§ **BRIEF**
Print the listing in its entirety and exactly, leaving out images.

※ ※ ※

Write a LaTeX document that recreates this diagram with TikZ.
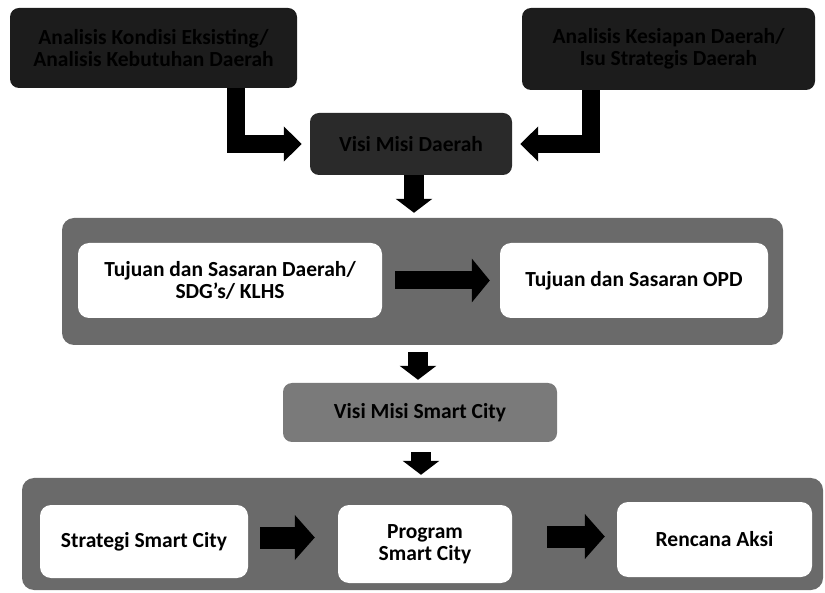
\documentclass[tikz,border=0pt]{standalone}
\usepackage{fontspec}
\setmainfont{Carlito}
\usetikzlibrary{arrows.meta}
\definecolor{topfill}{HTML}{1C1C1C}
\definecolor{hubfill}{HTML}{2A2A2A}
\definecolor{panelfill}{HTML}{6A6A6A}
\definecolor{scfill}{HTML}{7A7A7A}
\begin{document}
\begin{tikzpicture}[x=1pt,y=-1pt,
  lbl/.style={font=\bfseries\fontsize{21.5}{22}\selectfont, align=center, text=black, inner sep=0pt},
  darkbox/.style={lbl, rounded corners=9pt, fill=#1},
  panel/.style={rounded corners=12pt, fill=panelfill},
  whitebox/.style={lbl, rounded corners=11pt, fill=white},
  barrow/.style n args={3}{draw=black, line width=#1, line join=miter,
    -{Triangle[width=#2,length=#3]}}
]
\useasboundingbox (0,0) rectangle (825,593);

% top inputs and the regional vision box
\node[darkbox=topfill, minimum width=287pt, minimum height=80pt] (tl) at (153.5,48)
  {Analisis Kondisi Eksisting/\\Analisis Kebutuhan Daerah};
\node[darkbox=topfill, minimum width=293pt, minimum height=82pt] (tr) at (668.5,49)
  {Analisis Kesiapan Daerah/\\Isu Strategis Daerah};
\node[darkbox=hubfill, minimum width=202pt, minimum height=62pt] (vm) at (411,144)
  {Visi Misi Daerah};

% goals panel
\node[panel, minimum width=721pt, minimum height=127pt] (p1) at (422.5,281.5) {};
\node[whitebox, minimum width=304pt, minimum height=75pt] (t1) at (230,280.5)
  {Tujuan dan Sasaran Daerah/\\SDG's/ KLHS};
\node[whitebox, minimum width=268pt, minimum height=75pt] (t2) at (634,280.5)
  {Tujuan dan Sasaran OPD};

% smart city vision
\node[darkbox=scfill, minimum width=274pt, minimum height=59pt] (sc) at (420,412.5)
  {Visi Misi Smart City};

% strategy panel
\node[panel, minimum width=801pt, minimum height=112pt] (p2) at (422.5,534) {};
\node[whitebox, minimum width=208pt, minimum height=73pt] (s1) at (144,541.5)
  {Strategi Smart City};
\node[whitebox, minimum width=174pt, minimum height=78pt] (s2) at (425,544)
  {Program\\Smart City};
\node[whitebox, minimum width=195pt, minimum height=75pt] (s3) at (714.5,539.5)
  {Rencana Aksi};

% connectors
\draw[barrow={18pt}{34pt}{18pt}, shorten >=8pt] ([xshift=82.5pt]tl.south) |- (vm.west);
\draw[barrow={18pt}{34pt}{18pt}, shorten >=8pt] ([xshift=-77.5pt]tr.south) |- (vm.east);
\draw[barrow={20pt}{36pt}{14pt}, shorten >=5pt] ([xshift=3pt]vm.south) -- ([xshift=3pt]vm.south |- p1.north);
\draw[barrow={20pt}{36pt}{14pt}, shorten <=7pt, shorten >=3pt] ([xshift=-2pt]sc.north |- p1.south) -- ([xshift=-2pt]sc.north);
\draw[barrow={20pt}{36pt}{14pt}, shorten <=10pt, shorten >=3pt] ([xshift=1pt]sc.south) -- ([xshift=1pt]sc.south |- p2.north);
\draw[barrow={18pt}{43pt}{18pt}, shorten <=13pt, shorten >=10pt] (t1.east) -- (t2.west);
\draw[barrow={22pt}{44pt}{20pt}, shorten <=12pt, shorten >=23pt] ([yshift=4pt]s1.east) -- ([yshift=4pt]s1.east -| s2.west);
\draw[barrow={22pt}{44pt}{20pt}, shorten <=35pt, shorten >=12pt] ([yshift=3pt]s3.west -| s2.east) -- ([yshift=3pt]s3.west);
\end{tikzpicture}
\end{document}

※ ※ ※

§ **THE REPLY**
Write a LaTeX document that recreates this diagram with TikZ.
\documentclass[tikz,border=0pt]{standalone}
\usepackage{fontspec}
\setmainfont{Carlito}
\usetikzlibrary{arrows.meta}
\definecolor{topfill}{HTML}{1C1C1C}
\definecolor{hubfill}{HTML}{2A2A2A}
\definecolor{panelfill}{HTML}{6A6A6A}
\definecolor{scfill}{HTML}{7A7A7A}
\begin{document}
\begin{tikzpicture}[x=1pt,y=-1pt,
  lbl/.style={font=\bfseries\fontsize{21.5}{22}\selectfont, align=center, text=black, inner sep=0pt},
  darkbox/.style={lbl, rounded corners=9pt, fill=#1},
  panel/.style={rounded corners=12pt, fill=panelfill},
  whitebox/.style={lbl, rounded corners=11pt, fill=white},
  barrow/.style n args={3}{draw=black, line width=#1, line join=miter,
    -{Triangle[width=#2,length=#3]}}
]
\useasboundingbox (0,0) rectangle (825,593);

% top inputs and the regional vision box
\node[darkbox=topfill, minimum width=287pt, minimum height=80pt] (tl) at (153.5,48)
  {Analisis Kondisi Eksisting/\\Analisis Kebutuhan Daerah};
\node[darkbox=topfill, minimum width=293pt, minimum height=82pt] (tr) at (668.5,49)
  {Analisis Kesiapan Daerah/\\Isu Strategis Daerah};
\node[darkbox=hubfill, minimum width=202pt, minimum height=62pt] (vm) at (411,144)
  {Visi Misi Daerah};

% goals panel
\node[panel, minimum width=721pt, minimum height=127pt] (p1) at (422.5,281.5) {};
\node[whitebox, minimum width=304pt, minimum height=75pt] (t1) at (230,280.5)
  {Tujuan dan Sasaran Daerah/\\SDG's/ KLHS};
\node[whitebox, minimum width=268pt, minimum height=75pt] (t2) at (634,280.5)
  {Tujuan dan Sasaran OPD};

% smart city vision
\node[darkbox=scfill, minimum width=274pt, minimum height=59pt] (sc) at (420,412.5)
  {Visi Misi Smart City};

% strategy panel
\node[panel, minimum width=801pt, minimum height=112pt] (p2) at (422.5,534) {};
\node[whitebox, minimum width=208pt, minimum height=73pt] (s1) at (144,541.5)
  {Strategi Smart City};
\node[whitebox, minimum width=174pt, minimum height=78pt] (s2) at (425,544)
  {Program\\Smart City};
\node[whitebox, minimum width=195pt, minimum height=75pt] (s3) at (714.5,539.5)
  {Rencana Aksi};

% connectors
\draw[barrow={18pt}{34pt}{18pt}, shorten >=8pt] ([xshift=82.5pt]tl.south) |- (vm.west);
\draw[barrow={18pt}{34pt}{18pt}, shorten >=8pt] ([xshift=-77.5pt]tr.south) |- (vm.east);
\draw[barrow={20pt}{36pt}{14pt}, shorten >=5pt] ([xshift=3pt]vm.south) -- ([xshift=3pt]vm.south |- p1.north);
\draw[barrow={20pt}{36pt}{14pt}, shorten <=7pt, shorten >=3pt] ([xshift=-2pt]sc.north |- p1.south) -- ([xshift=-2pt]sc.north);
\draw[barrow={20pt}{36pt}{14pt}, shorten <=10pt, shorten >=3pt] ([xshift=1pt]sc.south) -- ([xshift=1pt]sc.south |- p2.north);
\draw[barrow={18pt}{43pt}{18pt}, shorten <=13pt, shorten >=10pt] (t1.east) -- (t2.west);
\draw[barrow={22pt}{44pt}{20pt}, shorten <=12pt, shorten >=23pt] ([yshift=4pt]s1.east) -- ([yshift=4pt]s1.east -| s2.west);
\draw[barrow={22pt}{44pt}{20pt}, shorten <=35pt, shorten >=12pt] ([yshift=3pt]s3.west -| s2.east) -- ([yshift=3pt]s3.west);
\end{tikzpicture}
\end{document}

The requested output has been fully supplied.